:: Source data

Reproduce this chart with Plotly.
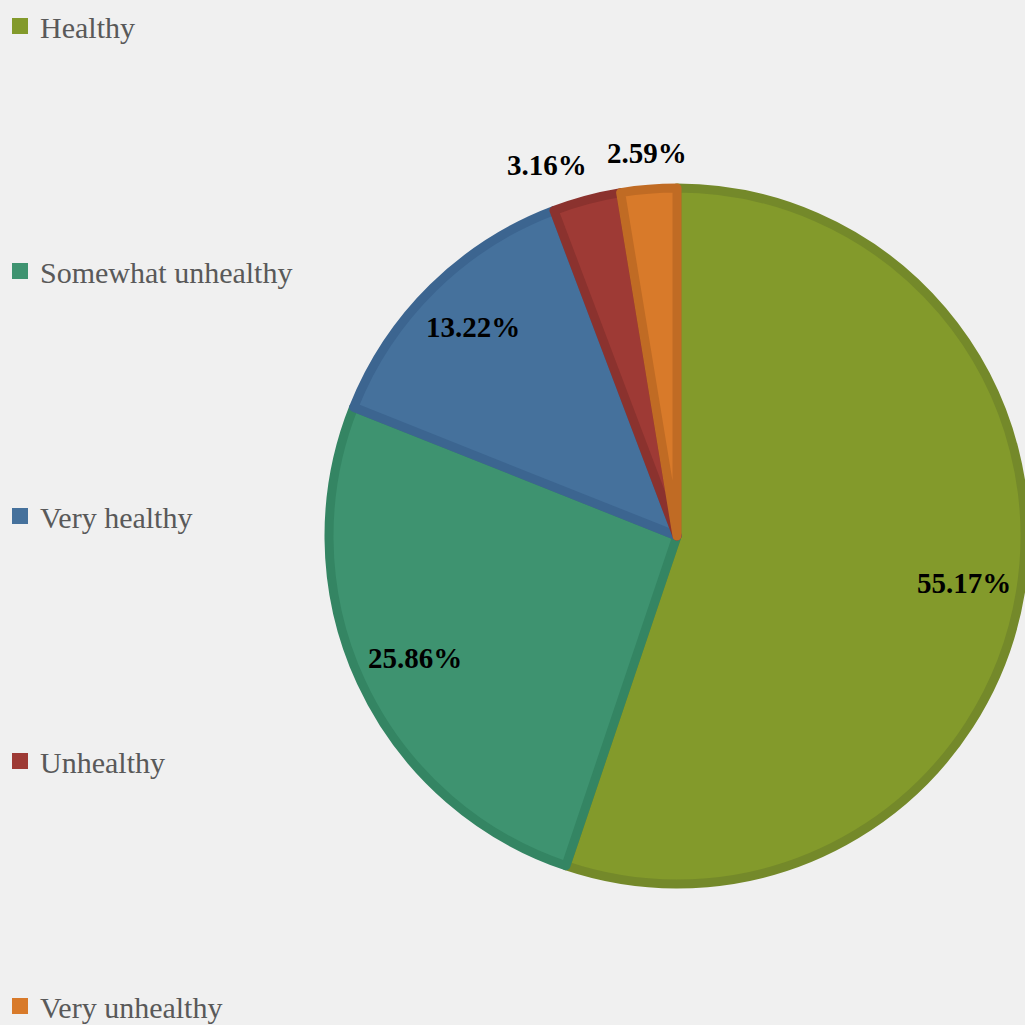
import math
import plotly.graph_objects as go

# Survey results: self-rated health
categories = ["Healthy", "Somewhat unhealthy", "Very healthy", "Unhealthy", "Very unhealthy"]
shares = [55.17, 25.86, 13.22, 3.16, 2.59]
fill_colors = ["#839a2b", "#3e9370", "#45719c", "#9e3a35", "#d87a2a"]
edge_colors = ["#74892a", "#348563", "#3c6590", "#8b322e", "#c06b24"]

# Label placement: radial factor and sideways nudge (px) per slice
label_radius = [0.83, 0.83, 0.84, 1.10, 1.10]
label_nudge = [0, 0, 0, -32, 0]

W = H = 1025
cx, cy, R = 678, 536, 349  # pie centre and radius in pixels

fig = go.Figure()

fig.add_trace(go.Pie(
    labels=categories,
    values=shares,
    sort=False,
    direction="clockwise",
    marker=dict(colors=fill_colors, line=dict(color=edge_colors, width=9)),
    textinfo="none",
    hoverinfo="label+percent",
    showlegend=False,
    domain=dict(x=[(cx - R) / W, min(1.0, (cx + R) / W)], y=[1 - (cy + R) / H, 1 - (cy - R) / H]),
))

# Legend entries, one group each so they can be spread down the left side
for name, col in zip(categories, fill_colors):
    fig.add_trace(go.Scatter(
        x=[None], y=[None], mode="markers", name=name, legendgroup=name,
        marker=dict(symbol="square", size=16, color=col),
    ))

# Percentage labels placed along each slice's bisector
total = sum(shares)
start = 0.0
for v, rf, nudge in zip(shares, label_radius, label_nudge):
    mid = start + v / total * 360 / 2
    start += v / total * 360
    th = math.radians(mid)
    px = cx + R * rf * math.sin(th) + nudge
    py = cy - R * rf * math.cos(th)
    fig.add_annotation(
        x=px / W, y=1 - py / H, xref="paper", yref="paper",
        text=f"<b>{v:.2f}%</b>", showarrow=False,
        font=dict(family="Liberation Serif", size=29, color="#000000"),
        xanchor="center", yanchor="middle",
    )

fig.update_layout(
    width=W, height=H,
    margin=dict(l=0, r=0, t=0, b=0),
    paper_bgcolor="#f0f0f0",
    plot_bgcolor="#f0f0f0",
    xaxis=dict(visible=False),
    yaxis=dict(visible=False),
    legend=dict(
        x=0.0, y=1.0, xanchor="left", yanchor="top",
        font=dict(family="Liberation Serif", size=30, color="#595959"),
        tracegroupgap=203,
        itemwidth=30,
        maxheight=2000,
        bgcolor="rgba(0,0,0,0)",
    ),
)

fig.write_html("out.html")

::::

# Written task
Only the lines from the top of the data through the line with "import plotly.graph_objects as go" should be quoted, exactly and with both ends kept; skip the pictures.

# Complete response
Reproduce this chart with Plotly.
import math
import plotly.graph_objects as go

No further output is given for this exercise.